Экзистенциальная истина так же точно не отвергает себя и ради неисторичности; но она видит лишенную трансценденции деловитость сугубой жизни. Однако там, где спрашивают только лишь о той возможности, которой располагаю я сам как существование, если я есмь для себя не более чем только мое собственное господство, - там в вопросе говорит не бунт экзистенции, но мятеж отдельного существования. Это существование, если не отождествляется с идеей и историчной возможностью в некотором незнакомом целом, остается страстью темноты и имеет, кажется, только один смысл: ставит задачу историчным силам дня - проверить себя на деле, то есть или убить того дикаря, с которым уже более невозможно честное соглашение, не говоря уж о коммуникации, или погибнуть самим.
Но в конкретном настоящем никакое знание не дает экзистенциальной истине различить: где мертвая историческая привязанность всего лишь повторяющего повиновения, а где - бунтующая неисторичность чистого существования. Поскольку сама истина не знает целого, и может смутно чувствовать его как Единое, историчное для нее самой, лишь в трансценденции, она приступает к своей историчной задаче в рискованном акте верующей самоидентификации (Wagnis glaubender Selbstidentifikation).

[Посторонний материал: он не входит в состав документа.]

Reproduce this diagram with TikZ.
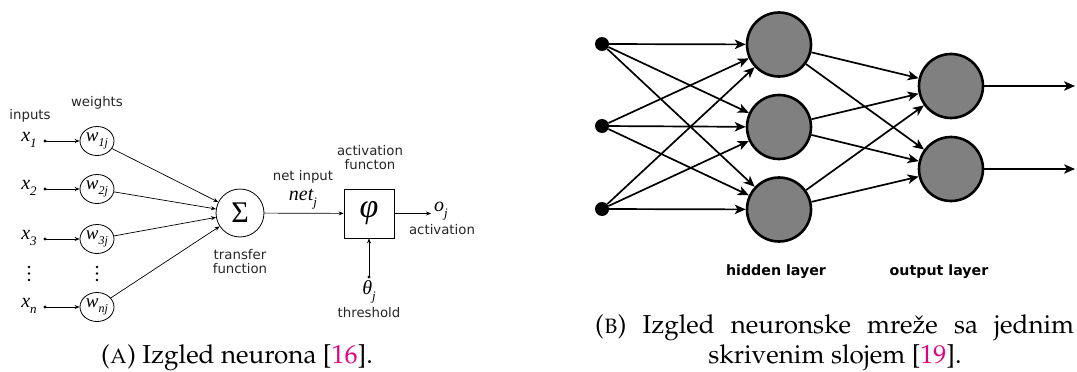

Как таковая она слушает другого и непонятого противника; и прислушивается к тому, что потерпело крах в истории. Единое целое истории человечества становится для нее сомнительно в пользу трансценденции, заключающей в себе даже и то, что пропадает в мире. Во всяком времени она слышит крик протеста против хода истории. Она видит раздавленное, которое есть для нее часто не только не ничтожное, но даже лучшее.

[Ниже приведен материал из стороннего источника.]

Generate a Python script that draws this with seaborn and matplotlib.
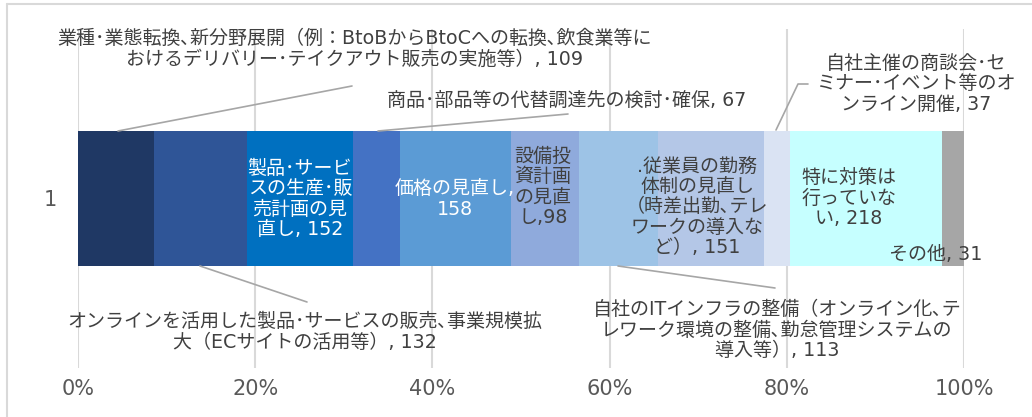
import numpy as np
import pandas as pd
import matplotlib
matplotlib.use("Agg")
import matplotlib.pyplot as plt
from matplotlib.lines import Line2D
import seaborn as sns

# Measures taken (number of companies), in stacking order
measures = [
    "業種･業態転換､新分野展開（例：BtoBからBtoCへの転換､飲食業等に\nおけるデリバリー･テイクアウト販売の実施等）",
    "オンラインを活用した製品･サービスの販売､事業規模拡\n大（ECサイトの活用等）",
    "製品･サービ\nスの生産･販\n売計画の見\n直し",
    "商品･部品等の代替調達先の検討･確保",
    "価格の見直し,",
    "設備投\n資計画\nの見直\nし",
    "自社のITインフラの整備（オンライン化､テ\nレワーク環境の整備､勤怠管理システムの\n導入等）",
    ".従業員の勤務\n体制の見直し\n（時差出勤､テレ\nワークの導入な\nど）",
    "自社主催の商談会･セ\nミナー･イベント等のオ\nンライン開催",
    "特に対策は\n行っていな\nい",
    "その他",
]
counts = [109, 132, 152, 67, 158, 98, 113, 151, 37, 218, 31]
colors = ["#1F3864", "#2F5597", "#0070C0", "#4472C4", "#5B9BD5", "#8FAADC",
          "#9DC3E6", "#B4C7E7", "#DAE3F3", "#C6FFFF", "#A6A6A6"]
row_label = ["1"]
x_ticks = [0, 20, 40, 60, 80, 100]
x_tick_labels = ["0%", "20%", "40%", "60%", "80%", "100%"]

sns.set_theme(style="white")
FAMILY = ["DejaVu Sans", "Noto Sans CJK JP"]
plt.rcParams["font.family"] = FAMILY

W, H = 1032, 417
fig = plt.figure(figsize=(W / 100, H / 100), dpi=100)
ax = fig.add_axes([78 / W, 1 - 368 / H, (964 - 78) / W, (368 - 29) / H])

total = sum(counts)
shares = np.array(counts) / total * 100
cum_end = np.cumsum(shares)
cum_start = cum_end - shares

# Stacked 100% bar: overlay cumulative bars from the longest to the shortest
for i in range(len(counts) - 1, -1, -1):
    df = pd.DataFrame({"row": row_label, "pct": [cum_end[i]]})
    sns.barplot(data=df, x="pct", y="row", orient="h", color=colors[i],
                saturation=1, width=0.4, linewidth=0, ax=ax, zorder=3)

ax.set_xlim(0, 100)
ax.set_xticks(x_ticks)
ax.set_xticklabels(x_tick_labels)
ax.set_xlabel("")
ax.set_ylabel("")
ax.grid(axis="x", color="#D9D9D9", linewidth=1.5, zorder=0)
ax.set_axisbelow(True)
for s in ax.spines.values():
    s.set_visible(False)
ax.tick_params(axis="x", length=0, pad=8, labelsize=15, labelcolor="#595959")
ax.tick_params(axis="y", length=0, pad=15, labelsize=15, labelcolor="#595959")

TXT = "#404040"
FS = 13.7


def px(xp, yp):
    """Pixel position in the figure -> axes fraction."""
    return (xp - 78) / 886, 1 - (yp - 29) / 339


def label(i, xp, yp, color=TXT, text=None):
    if text is None:
        text = f"{measures[i]}, {counts[i]}"
    ax.text(*px(xp, yp), text, transform=ax.transAxes, ha="center", va="center",
            fontsize=FS, color=color, linespacing=1.1, zorder=5, clip_on=False)


def leader(points):
    xs, ys = zip(*[px(a, b) for a, b in points])
    ax.add_line(Line2D(xs, ys, transform=ax.transAxes, color="#A6A6A6",
                       linewidth=1.2, zorder=4, clip_on=False))


def seg_px(i, shift=0):
    mid = (cum_start[i] + cum_end[i]) / 2
    return 78 + mid / 100 * 886 + shift


# Labels outside the bar, with leader lines
label(0, 355, 49)
leader([(118, 131), (352, 86)])
label(1, 305, 332)
leader([(200, 266), (307, 302)])
label(3, 567, 100)
leader([(378, 131), (568, 114)])
label(6, 777, 330)
leader([(618, 266), (775, 288)])
label(8, 916, 84)
leader([(776, 130), (798, 84), (808, 84)])

# Labels inside the bar
label(2, seg_px(2), 199, color="white")
label(4, seg_px(4), 199, color="white", text=f"{measures[4]}\n{counts[4]}")
label(5, seg_px(5, -2), 187, text=f"{measures[5]},{counts[5]}")
label(7, seg_px(7, -14), 207)
label(9, seg_px(9, -17), 198)
label(10, 936, 255)

# Chart frame (top and left edges)
fig.add_artist(Line2D([7 / W, 1], [1 - 4 / H, 1 - 4 / H], color="#D9D9D9", linewidth=1.5))
fig.add_artist(Line2D([7 / W, 7 / W], [0, 1 - 4 / H], color="#D9D9D9", linewidth=1.5))

fig.savefig("out.png", dpi=100)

Объективность истории не затвердевает. Она включает неставшее, побежденное в борьбе. Как совокупное пространство существования (Gesamtraum des Daseins) она не указывает ни однозначного пути, ни даже такого пути, который бы можно было с определенностью ограничить известным кругом возможностей. Ее совокупная объективность, чем светлее выясняется для нас, только усиливает сознание возможного и поднимает нас на тот уровень, где нам может стать заметно, какое, собственно, решение здесь принимается. Мы всегда сдаемся в тех битвах, в которых никто не знает, о чем, в конце концов, идет здесь спор. Чем с большей ясностью мы стоим в объективности истории, тем более нам следует вновь подвергать сомнению также и прошлые ее решения о человеческом бытии. Что было однажды побеждено, может снова стать союзником. Что потерпело крах, может пробудиться к жизни (Was besiegt wurde, kann wieder Bundesgenosse sein. Was scheiterte, kann zum Leben erwachen).
В. Значимость образов человеческого величия
Итак, в необозримой множественности человек как субъект становится объективным образом, который как образец или как контрпример, как собственная возможность или как чужая действительность, как требовательно влекущее к себе или соблазнительно тянущее вниз наполняет пространство, в котором единичный человек приходит к себе через тот способ, каким он следует и отвергает.
И коль скоро мое самобытие желает пробудиться, взирая на человека, - эта множественность образов не дает мне покоя. Она разделяется для меня на человеческую посредственность (Durchschnittlichkeit des Menschen) и самобытность немногих. Но в каждой реализованной конструкции и то, и другое - лишь абстрактные возможности. Я рисую себе образ человека, каков он, скажем, сплошь и рядом есть; и, сознаюсь ли я себе в том или нет, этот образ служит мне обоснованием для моего обхождения с ним во всеобщей среде общественного существования: вырастая из детства, человек трудится, однако подгоняют его при этом кнут и пряник; будучи предоставлен своей свободе, он ленив и сластолюбив. Его существование - еда, размножение, сон и, если все это достается ему в недостаточной мере, - жалкая нищета. Ни к какой иной работе, кроме механической, в которой возможен навык, он не способен. Над ним властвуют привычка, затем то, что в его кругу известно как общее мнение, и честолюбие, ищущее замены отсутствующему у него самосознанию. В случайности его воления и действия обнаруживается его неспособность иметь судьбу. Прошедшее ускользает от него быстро и безразлично. Предвидение ограничивается для него самыми близкими и грубыми предметами. Он не осознает свою жизнь, а сознает лишь отдельные дни жизни. Его не одушевляет никакая вера, ничто не делается для него безусловным, кроме слепой воли к жизни и пустого влечения к счастью. Его сущность остается той же, работает ли он у машины или соучаствует в научном промысле (Wissenschaftsbetrieb), повелевает ли он или подчиняется, неуверен ли он, и не знает, надолго ли хватит ему еды, или жизнь его кажется обеспеченной. Переметаемый туда и сюда ситуациями и случайными склонностями, он постоянен только в своем стремлении быть рядом с себе подобными. За отсутствием обоснованной непрерывности в общности и в связывающей человека с человеком верности он остается существом-однодневкой, лишенным связного хода единой жизни из центра тяжести субстанциального бытия.